_WRITTEN INSTRUCTION_.
Write out the entire listing below exactly, with the pictures left out.
------------------------------------
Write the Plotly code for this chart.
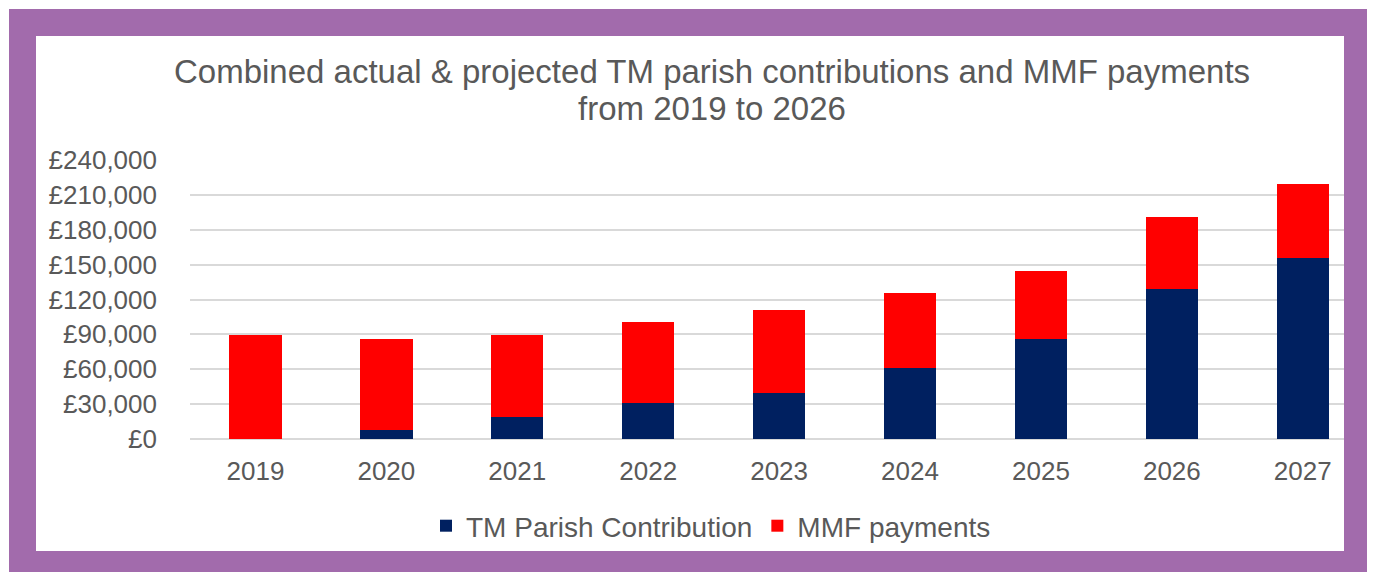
import plotly.graph_objects as go

years = ["2019", "2020", "2021", "2022", "2023", "2024", "2025", "2026", "2027"]
tm_parish = [0, 7700, 18700, 30700, 39800, 61100, 86000, 128800, 155400]
mmf_payments = [89500, 78300, 71000, 69700, 71200, 64200, 58800, 62200, 64200]
y_ticks = [0, 30000, 60000, 90000, 120000, 150000, 180000, 210000, 240000]
y_tick_labels = ["£0", "£30,000", "£60,000", "£90,000", "£120,000", "£150,000",
                 "£180,000", "£210,000", "£240,000"]
title_lines = ["Combined actual & projected TM parish contributions and MMF payments",
               "from 2019 to 2026"]

# page has an 8px body margin; work in reference-pixel coordinates and shift
OFF = 8
W, H = 1375 - OFF, 572 - OFF
L, T = 190 - OFF, 160 - OFF
R = W - (1344 - OFF)
B = H - (439 - OFF)
PW, PH = W - L - R, H - T - B

def px(x):
    return (x - OFF - L) / PW

def py(y):
    return (H - B - (y - OFF)) / PH

FONT = "Liberation Sans, Arial, sans-serif"
GREY = "#595959"
PURPLE = "#A26BAC"

fig = go.Figure()
fig.add_trace(go.Bar(x=years, y=tm_parish, name="TM Parish Contribution",
                     marker=dict(color="#002060", line=dict(width=0)), width=0.40))
fig.add_trace(go.Bar(x=years, y=mmf_payments, name="MMF payments",
                     marker=dict(color="#FF0000", line=dict(width=0)), width=0.40))

shapes = [
    dict(type="rect", xref="paper", yref="paper", x0=px(9), x1=px(1371), y0=py(580), y1=py(9),
         fillcolor=PURPLE, line=dict(width=0), layer="below"),
    dict(type="rect", xref="paper", yref="paper", x0=px(36), x1=px(1344), y0=py(551), y1=py(36),
         fillcolor="white", line=dict(width=0), layer="below"),
]

annotations = [
    dict(text=title_lines[0], xref="paper", yref="paper", x=px(712), y=py(72),
         xanchor="center", yanchor="middle", showarrow=False,
         font=dict(family=FONT, size=33, color=GREY)),
    dict(text=title_lines[1], xref="paper", yref="paper", x=px(712), y=py(108),
         xanchor="center", yanchor="middle", showarrow=False,
         font=dict(family=FONT, size=33, color=GREY)),
]

fig.update_layout(
    width=W, height=H,
    margin=dict(l=L, r=R, t=T, b=B, pad=0),
    barmode="stack",
    paper_bgcolor="white",
    plot_bgcolor="rgba(0,0,0,0)",
    shapes=shapes,
    annotations=annotations,
    showlegend=True,
    legend=dict(orientation="h", x=px(711), xanchor="center", y=py(526), yanchor="middle",
                font=dict(family=FONT, size=28, color=GREY), traceorder="normal",
                bgcolor="rgba(0,0,0,0)"),
    font=dict(family=FONT, color=GREY),
)
fig.update_xaxes(type="category", range=[-0.5, 8.315], showgrid=False, showline=False,
                 zeroline=False, ticks="", tickfont=dict(family=FONT, size=26, color=GREY),
                 ticklabelstandoff=14)
fig.update_yaxes(range=[0, 240000], tickvals=y_ticks, ticktext=y_tick_labels,
                 showgrid=True, gridcolor="#D9D9D9", gridwidth=2, zeroline=True,
                 zerolinecolor="#D9D9D9", zerolinewidth=2, showline=False, ticks="",
                 tickfont=dict(family=FONT, size=26, color=GREY), ticklabelstandoff=32)

fig.write_html("out.html")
------------------------------------
_EXERCISE SOLUTION_.
Write the Plotly code for this chart.
import plotly.graph_objects as go

years = ["2019", "2020", "2021", "2022", "2023", "2024", "2025", "2026", "2027"]
tm_parish = [0, 7700, 18700, 30700, 39800, 61100, 86000, 128800, 155400]
mmf_payments = [89500, 78300, 71000, 69700, 71200, 64200, 58800, 62200, 64200]
y_ticks = [0, 30000, 60000, 90000, 120000, 150000, 180000, 210000, 240000]
y_tick_labels = ["£0", "£30,000", "£60,000", "£90,000", "£120,000", "£150,000",
                 "£180,000", "£210,000", "£240,000"]
title_lines = ["Combined actual & projected TM parish contributions and MMF payments",
               "from 2019 to 2026"]

# page has an 8px body margin; work in reference-pixel coordinates and shift
OFF = 8
W, H = 1375 - OFF, 572 - OFF
L, T = 190 - OFF, 160 - OFF
R = W - (1344 - OFF)
B = H - (439 - OFF)
PW, PH = W - L - R, H - T - B

def px(x):
    return (x - OFF - L) / PW

def py(y):
    return (H - B - (y - OFF)) / PH

FONT = "Liberation Sans, Arial, sans-serif"
GREY = "#595959"
PURPLE = "#A26BAC"

fig = go.Figure()
fig.add_trace(go.Bar(x=years, y=tm_parish, name="TM Parish Contribution",
                     marker=dict(color="#002060", line=dict(width=0)), width=0.40))
fig.add_trace(go.Bar(x=years, y=mmf_payments, name="MMF payments",
                     marker=dict(color="#FF0000", line=dict(width=0)), width=0.40))

shapes = [
    dict(type="rect", xref="paper", yref="paper", x0=px(9), x1=px(1371), y0=py(580), y1=py(9),
         fillcolor=PURPLE, line=dict(width=0), layer="below"),
    dict(type="rect", xref="paper", yref="paper", x0=px(36), x1=px(1344), y0=py(551), y1=py(36),
         fillcolor="white", line=dict(width=0), layer="below"),
]

annotations = [
    dict(text=title_lines[0], xref="paper", yref="paper", x=px(712), y=py(72),
         xanchor="center", yanchor="middle", showarrow=False,
         font=dict(family=FONT, size=33, color=GREY)),
    dict(text=title_lines[1], xref="paper", yref="paper", x=px(712), y=py(108),
         xanchor="center", yanchor="middle", showarrow=False,
         font=dict(family=FONT, size=33, color=GREY)),
]

fig.update_layout(
    width=W, height=H,
    margin=dict(l=L, r=R, t=T, b=B, pad=0),
    barmode="stack",
    paper_bgcolor="white",
    plot_bgcolor="rgba(0,0,0,0)",
    shapes=shapes,
    annotations=annotations,
    showlegend=True,
    legend=dict(orientation="h", x=px(711), xanchor="center", y=py(526), yanchor="middle",
                font=dict(family=FONT, size=28, color=GREY), traceorder="normal",
                bgcolor="rgba(0,0,0,0)"),
    font=dict(family=FONT, color=GREY),
)
fig.update_xaxes(type="category", range=[-0.5, 8.315], showgrid=False, showline=False,
                 zeroline=False, ticks="", tickfont=dict(family=FONT, size=26, color=GREY),
                 ticklabelstandoff=14)
fig.update_yaxes(range=[0, 240000], tickvals=y_ticks, ticktext=y_tick_labels,
                 showgrid=True, gridcolor="#D9D9D9", gridwidth=2, zeroline=True,
                 zerolinecolor="#D9D9D9", zerolinewidth=2, showline=False, ticks="",
                 tickfont=dict(family=FONT, size=26, color=GREY), ticklabelstandoff=32)

fig.write_html("out.html")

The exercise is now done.